I don't like highly carbonated beers but absolutely and totally flat with, as you point out, no head at all, is not to my taste either.

I just wondered if this "Flat" style was widely appreciated.
 
If it's a big brew pub I guess they're selling the idea to someone.
I suppose there could be some form of beer that might be alright flat, but it's not for me.
It's not wine, and to me the carbonation is part of the style and character of the drink.

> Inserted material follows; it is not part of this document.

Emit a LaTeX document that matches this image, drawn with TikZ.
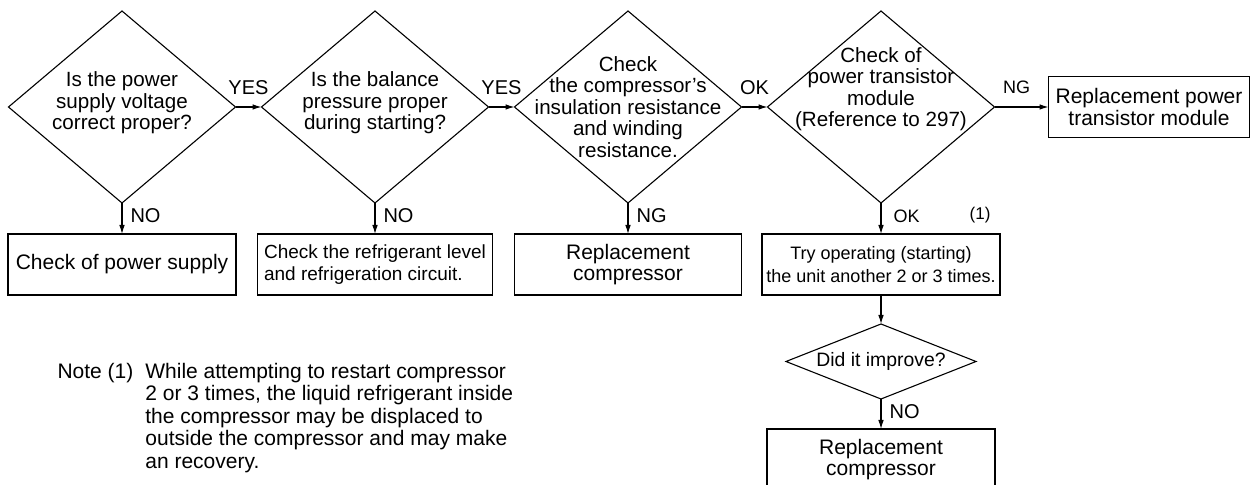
\documentclass[tikz,border=0pt]{standalone}
\usepackage{fontspec}
\setmainfont{Liberation Sans}
\usepackage{tikz}
\usetikzlibrary{shapes.geometric, arrows.meta, positioning}
\newcommand{\qfont}{\fontsize{10.3}{10.75}\selectfont}
\newcommand{\boxfont}{\fontsize{10.5}{10.8}\selectfont}
\newcommand{\lblfont}{\fontsize{10}{12}\selectfont}
\newcommand{\smallfont}{\fontsize{9}{10}\selectfont}
\newcommand{\markfont}{\fontsize{8.5}{10}\selectfont}
\newcommand{\notefont}{\fontsize{10.5}{11.2}\selectfont}
\tikzstyle{decision} = [diamond, draw=black, minimum width=113.5pt, minimum height=96pt, inner sep=0pt, outer sep=0pt]
\tikzstyle{qtext} = [font=\qfont, align=center, inner sep=0pt]
\tikzstyle{process} = [rectangle, draw=black, minimum height=30.5pt, inner sep=1pt, outer sep=0pt, font=\boxfont, align=center]
\tikzstyle{arrow} = [-{Latex[length=4.5pt,width=2.8pt]}]
\tikzstyle{lbl} = [font=\lblfont, inner sep=1pt]

\begin{document}
\begin{tikzpicture}[x=0.5pt, y=-0.5pt, line width=0.55pt]
\useasboundingbox (0,0) rectangle (1256,485);

% top row of checks
\node (voltage) [decision] at (122,107) {};
\node (balance) [decision, right=13pt of voltage] {};
\node (insul) [decision, right=13pt of balance] {};
\node (module) [decision, right=13pt of insul] {};
\node (voltagetext) [qtext, yshift=2pt] at (voltage) {Is the power\\supply voltage\\correct proper?};
\node (balancetext) [qtext, yshift=2pt] at (balance) {Is the balance\\pressure proper\\during starting?};
\node (insultext) [qtext] at (insul) {Check\\the compressor’s\\insulation resistance\\and winding\\resistance.};
\node (moduletext) [qtext, yshift=9pt] at (module) {Check of\\power transistor\\module\\(Reference to 297)};
\node (newmodule) [process, minimum width=100.5pt, right=27pt of module] {Replacement power\\transistor module};

% remedies
\node (supply) [process, minimum width=114pt, below=15.5pt of voltage] {Check of power supply};
\node (refrig) [process, minimum width=117.5pt, below=15.5pt of balance, align=left, font=\fontsize{9.5}{11}\selectfont] {Check the refrigerant level\\and refrigeration circuit.};
\node (newcomp) [process, minimum width=113.5pt, below=15.5pt of insul] {Replacement\\compressor};
\node (retry) [process, minimum width=119pt, below=15.5pt of module, font=\fontsize{9}{11.3}\selectfont] {Try operating (starting)\\the unit another 2 or 3 times.};
\node (mark) [inner sep=1pt, font=\markfont, above left=4pt and 3.5pt of retry.north east] {(1)};
\node (improve) [decision, minimum width=95pt, minimum height=37.5pt, below=14.5pt of retry] {};
\node (improvetext) [qtext, font=\fontsize{9.7}{11}\selectfont] at (improve) {Did it improve?};
\node (newcomp2) [process, minimum width=114pt, below=15pt of improve] {Replacement\\compressor};

\node (note) [anchor=base west, inner sep=0pt, font=\notefont] at (57,378.5) {\begin{tabular}[t]{@{}l@{\hspace{6pt}}l@{}}Note (1) & While attempting to restart compressor\\ & 2 or 3 times, the liquid refrigerant inside\\ & the compressor may be displaced to\\ & outside the compressor and may make\\ & an recovery.\end{tabular}};

\draw [arrow] (voltage) -- node[lbl, above=5pt] {YES} (balance);
\draw [arrow] (balance) -- node[lbl, above=5pt] {YES} (insul);
\draw [arrow] (insul) -- node[lbl, above=5pt] {OK} (module);
\draw [arrow] (module) -- node[lbl, font=\smallfont, above=5.3pt, pos=0.41] {NG} (newmodule);
\draw [arrow] (voltage) -- node[lbl, right=3pt, pos=0.42] {NO} (supply);
\draw [arrow] (balance) -- node[lbl, right=3pt, pos=0.42] {NO} (refrig);
\draw [arrow] (insul) -- node[lbl, right=3pt, pos=0.42] {NG} (newcomp);
\draw [arrow] (module) -- node[lbl, font=\smallfont, right=5pt, pos=0.42] {OK} (retry);
\draw [arrow] (retry) -- (improve);
\draw [arrow] (improve) -- node[lbl, right=3pt, pos=0.42] {NO} (newcomp2);
\end{tikzpicture}
\end{document}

Some less flavorful mass produced beers I've noticed have a ton of carbonation. I think that and serving it extremely cold are what make people think they are drinking beer and not notice the lacking of flavor or bad flavor.
 
Did you ask them if that was normal and intentional? Maybe they had an issue with the beers for some reason and either the employees didn't know there was a problem or they knew but decided to sell the beer anyway because it would have been hard to keep the place open if there was no beer to sell.
 
No I didn't ask them because they were selling the stuff by the gallon, thought it was just me who didn't know what was what.
 
There is a brewery around my parts (Midwest US) that has serious problems with their CO2 balancing. Out of 23 taps, 5 are his own beers and I swear, he has perfect carbonation on the commercial guest taps and wildly varying carbonation on his own beers. Pouring glasses of foam on one visit, still beer the next. It's silly.

At any rate, I can't say that no carbonation/head would be a good thing - unless of course, it was to style (e.g. straight lambic, 60/-, 70/-, English cask ales). But even then, you need a little carbonation, not none at all.